━━━ DATA ━━━

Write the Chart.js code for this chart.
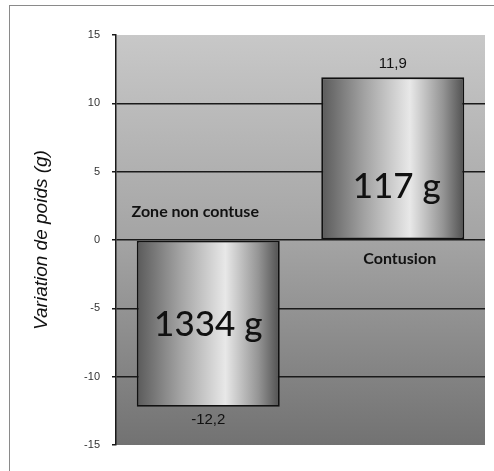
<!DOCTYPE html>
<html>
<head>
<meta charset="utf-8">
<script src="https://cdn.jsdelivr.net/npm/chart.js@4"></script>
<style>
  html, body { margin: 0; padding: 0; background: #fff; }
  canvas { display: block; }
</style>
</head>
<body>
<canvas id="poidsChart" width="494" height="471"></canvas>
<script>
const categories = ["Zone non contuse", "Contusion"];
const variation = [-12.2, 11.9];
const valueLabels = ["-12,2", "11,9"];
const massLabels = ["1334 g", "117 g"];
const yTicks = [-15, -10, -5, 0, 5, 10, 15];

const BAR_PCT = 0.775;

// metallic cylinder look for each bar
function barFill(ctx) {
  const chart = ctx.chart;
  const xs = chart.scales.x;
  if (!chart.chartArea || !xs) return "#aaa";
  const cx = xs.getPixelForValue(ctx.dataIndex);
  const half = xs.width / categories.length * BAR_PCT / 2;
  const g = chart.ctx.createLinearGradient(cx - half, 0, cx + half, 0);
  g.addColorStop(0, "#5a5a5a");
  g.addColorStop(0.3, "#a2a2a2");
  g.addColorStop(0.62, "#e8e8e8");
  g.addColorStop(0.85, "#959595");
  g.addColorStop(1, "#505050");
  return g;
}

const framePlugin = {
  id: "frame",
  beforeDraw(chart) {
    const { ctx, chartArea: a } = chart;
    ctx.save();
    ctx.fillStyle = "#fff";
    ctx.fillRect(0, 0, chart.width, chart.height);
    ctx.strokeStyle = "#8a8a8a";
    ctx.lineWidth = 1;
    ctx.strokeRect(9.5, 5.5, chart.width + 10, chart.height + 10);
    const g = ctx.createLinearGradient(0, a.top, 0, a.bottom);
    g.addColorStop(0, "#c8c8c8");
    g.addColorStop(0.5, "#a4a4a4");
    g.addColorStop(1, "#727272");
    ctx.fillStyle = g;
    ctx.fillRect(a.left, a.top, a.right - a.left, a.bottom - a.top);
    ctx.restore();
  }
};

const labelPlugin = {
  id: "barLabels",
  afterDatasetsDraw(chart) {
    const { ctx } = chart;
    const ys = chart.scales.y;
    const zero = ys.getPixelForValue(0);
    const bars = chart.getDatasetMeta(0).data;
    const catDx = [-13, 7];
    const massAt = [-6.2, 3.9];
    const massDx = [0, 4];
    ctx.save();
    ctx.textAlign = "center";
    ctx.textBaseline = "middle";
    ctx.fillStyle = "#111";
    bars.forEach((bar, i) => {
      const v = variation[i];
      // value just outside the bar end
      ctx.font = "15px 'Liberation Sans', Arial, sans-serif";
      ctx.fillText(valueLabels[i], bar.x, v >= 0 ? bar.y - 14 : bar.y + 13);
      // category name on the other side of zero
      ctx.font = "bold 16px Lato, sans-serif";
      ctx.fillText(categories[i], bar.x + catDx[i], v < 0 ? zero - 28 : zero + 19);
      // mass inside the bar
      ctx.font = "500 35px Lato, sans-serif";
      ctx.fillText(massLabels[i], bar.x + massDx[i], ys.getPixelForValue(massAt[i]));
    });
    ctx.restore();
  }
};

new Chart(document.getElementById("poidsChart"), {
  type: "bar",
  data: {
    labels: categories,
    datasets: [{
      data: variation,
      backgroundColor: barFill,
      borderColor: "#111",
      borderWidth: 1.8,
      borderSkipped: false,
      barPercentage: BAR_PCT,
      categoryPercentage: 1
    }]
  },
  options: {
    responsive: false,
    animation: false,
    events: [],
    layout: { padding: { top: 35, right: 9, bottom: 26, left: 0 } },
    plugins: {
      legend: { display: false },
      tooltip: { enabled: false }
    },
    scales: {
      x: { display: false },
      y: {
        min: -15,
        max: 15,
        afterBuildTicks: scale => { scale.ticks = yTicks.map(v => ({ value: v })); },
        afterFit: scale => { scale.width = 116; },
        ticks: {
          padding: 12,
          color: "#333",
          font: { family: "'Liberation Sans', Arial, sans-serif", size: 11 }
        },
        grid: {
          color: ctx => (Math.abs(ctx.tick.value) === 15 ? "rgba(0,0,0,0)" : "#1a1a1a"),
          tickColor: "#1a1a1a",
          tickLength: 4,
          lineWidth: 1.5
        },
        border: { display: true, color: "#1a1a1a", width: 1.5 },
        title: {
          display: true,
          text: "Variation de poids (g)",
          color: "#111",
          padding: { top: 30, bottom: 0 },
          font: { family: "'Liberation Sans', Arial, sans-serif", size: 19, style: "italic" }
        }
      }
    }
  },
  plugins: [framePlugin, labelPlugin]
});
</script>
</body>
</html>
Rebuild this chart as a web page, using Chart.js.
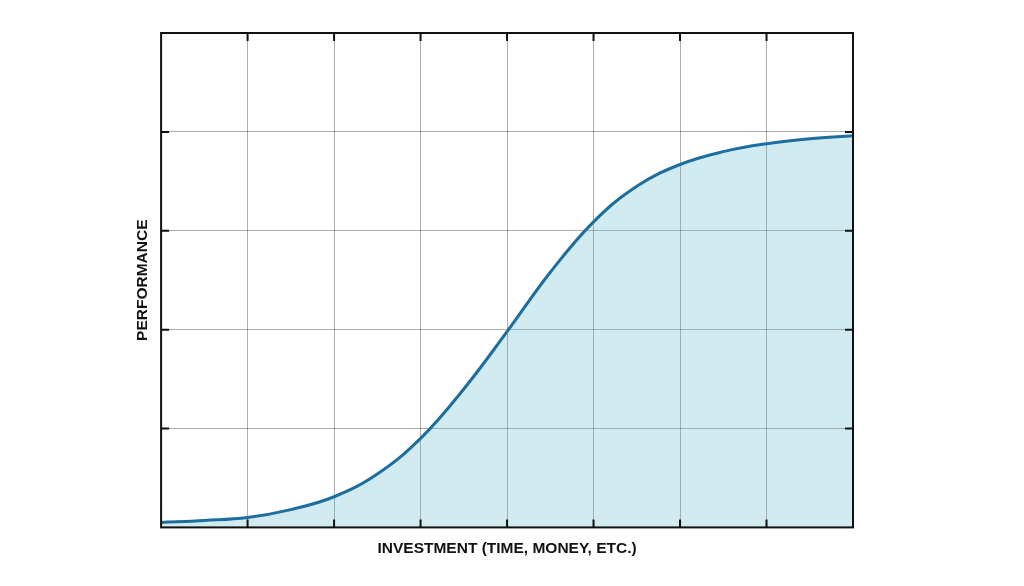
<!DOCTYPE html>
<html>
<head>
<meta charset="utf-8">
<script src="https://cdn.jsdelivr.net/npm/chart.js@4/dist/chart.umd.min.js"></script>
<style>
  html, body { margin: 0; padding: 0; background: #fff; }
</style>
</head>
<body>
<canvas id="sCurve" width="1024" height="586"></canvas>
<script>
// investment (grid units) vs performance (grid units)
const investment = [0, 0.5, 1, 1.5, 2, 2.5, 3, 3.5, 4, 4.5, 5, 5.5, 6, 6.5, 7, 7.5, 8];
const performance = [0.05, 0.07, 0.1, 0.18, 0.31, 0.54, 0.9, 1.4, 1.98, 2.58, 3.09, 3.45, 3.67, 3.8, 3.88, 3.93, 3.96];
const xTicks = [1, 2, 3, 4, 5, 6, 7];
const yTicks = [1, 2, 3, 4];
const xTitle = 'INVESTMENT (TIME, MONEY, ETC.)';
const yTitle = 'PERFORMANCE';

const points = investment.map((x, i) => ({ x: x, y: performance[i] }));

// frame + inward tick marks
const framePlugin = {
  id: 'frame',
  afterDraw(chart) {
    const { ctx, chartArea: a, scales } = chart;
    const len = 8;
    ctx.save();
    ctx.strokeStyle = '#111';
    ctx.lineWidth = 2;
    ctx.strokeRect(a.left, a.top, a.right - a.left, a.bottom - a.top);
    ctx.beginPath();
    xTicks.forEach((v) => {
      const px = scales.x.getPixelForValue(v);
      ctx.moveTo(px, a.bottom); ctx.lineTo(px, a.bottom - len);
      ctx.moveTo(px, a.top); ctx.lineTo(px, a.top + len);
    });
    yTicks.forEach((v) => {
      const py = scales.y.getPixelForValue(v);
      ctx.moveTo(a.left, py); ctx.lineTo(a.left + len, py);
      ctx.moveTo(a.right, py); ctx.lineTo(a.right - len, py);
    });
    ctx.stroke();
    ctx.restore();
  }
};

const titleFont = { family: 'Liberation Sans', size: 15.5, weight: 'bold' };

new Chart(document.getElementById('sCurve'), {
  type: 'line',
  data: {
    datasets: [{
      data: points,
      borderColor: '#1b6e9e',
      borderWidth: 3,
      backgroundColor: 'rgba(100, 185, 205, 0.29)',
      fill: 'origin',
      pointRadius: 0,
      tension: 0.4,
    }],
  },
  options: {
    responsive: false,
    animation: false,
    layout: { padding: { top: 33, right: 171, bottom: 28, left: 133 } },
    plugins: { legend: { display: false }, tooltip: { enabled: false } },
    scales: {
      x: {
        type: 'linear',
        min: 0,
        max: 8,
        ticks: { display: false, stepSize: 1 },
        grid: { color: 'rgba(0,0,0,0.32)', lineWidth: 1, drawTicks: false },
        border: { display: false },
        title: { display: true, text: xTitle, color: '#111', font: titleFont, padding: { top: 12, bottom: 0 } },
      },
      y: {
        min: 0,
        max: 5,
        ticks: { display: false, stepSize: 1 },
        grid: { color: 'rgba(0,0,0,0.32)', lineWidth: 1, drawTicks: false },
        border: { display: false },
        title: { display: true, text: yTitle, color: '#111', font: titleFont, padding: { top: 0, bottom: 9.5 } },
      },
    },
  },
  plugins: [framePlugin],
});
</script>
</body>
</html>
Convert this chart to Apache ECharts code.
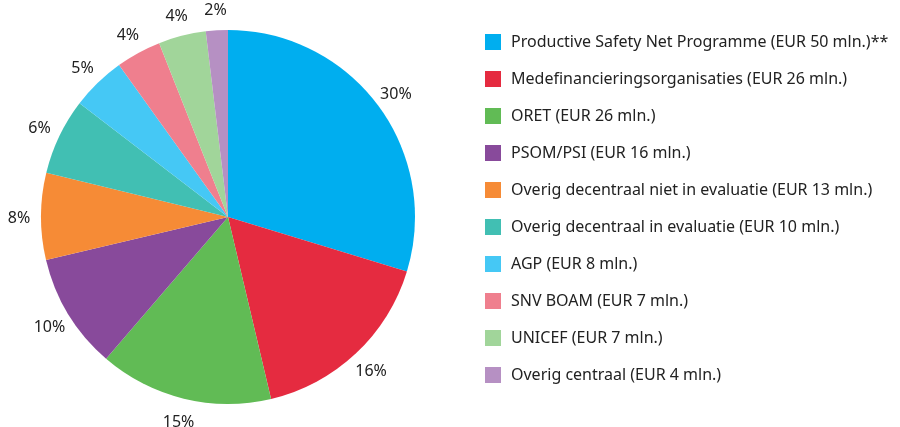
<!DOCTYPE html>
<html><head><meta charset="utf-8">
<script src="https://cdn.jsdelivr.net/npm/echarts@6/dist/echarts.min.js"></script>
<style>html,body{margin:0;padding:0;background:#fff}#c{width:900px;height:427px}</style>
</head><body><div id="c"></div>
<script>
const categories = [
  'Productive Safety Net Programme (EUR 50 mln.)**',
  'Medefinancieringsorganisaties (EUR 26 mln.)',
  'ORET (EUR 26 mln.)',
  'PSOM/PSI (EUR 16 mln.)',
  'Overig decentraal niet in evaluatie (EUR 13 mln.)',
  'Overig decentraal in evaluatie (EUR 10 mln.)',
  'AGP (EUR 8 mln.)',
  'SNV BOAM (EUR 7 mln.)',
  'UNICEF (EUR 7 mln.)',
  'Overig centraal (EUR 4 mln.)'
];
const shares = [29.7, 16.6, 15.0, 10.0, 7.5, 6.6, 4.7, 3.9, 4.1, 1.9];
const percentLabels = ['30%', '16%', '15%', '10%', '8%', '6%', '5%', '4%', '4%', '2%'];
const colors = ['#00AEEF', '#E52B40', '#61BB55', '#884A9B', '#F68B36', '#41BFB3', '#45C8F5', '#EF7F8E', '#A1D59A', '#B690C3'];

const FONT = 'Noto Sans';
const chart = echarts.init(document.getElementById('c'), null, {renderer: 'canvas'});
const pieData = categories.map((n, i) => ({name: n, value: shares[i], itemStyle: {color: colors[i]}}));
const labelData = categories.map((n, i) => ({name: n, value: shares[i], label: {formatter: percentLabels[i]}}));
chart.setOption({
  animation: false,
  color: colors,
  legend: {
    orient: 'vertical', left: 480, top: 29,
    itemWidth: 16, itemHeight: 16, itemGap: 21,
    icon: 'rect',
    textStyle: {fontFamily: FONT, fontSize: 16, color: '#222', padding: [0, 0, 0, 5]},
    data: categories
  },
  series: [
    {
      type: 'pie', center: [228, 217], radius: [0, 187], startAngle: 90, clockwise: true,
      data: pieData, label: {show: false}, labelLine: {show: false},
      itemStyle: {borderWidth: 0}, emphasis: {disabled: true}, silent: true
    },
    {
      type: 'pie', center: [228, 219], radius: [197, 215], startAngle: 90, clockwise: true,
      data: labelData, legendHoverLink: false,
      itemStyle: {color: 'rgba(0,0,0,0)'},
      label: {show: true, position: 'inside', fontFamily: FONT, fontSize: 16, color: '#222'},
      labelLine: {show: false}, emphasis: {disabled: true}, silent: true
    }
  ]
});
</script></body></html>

━━━

* SET TASK
Of the lines in the listing above, how many hold the string "this"? Reply with the number only.

* TASK OUTPUT
3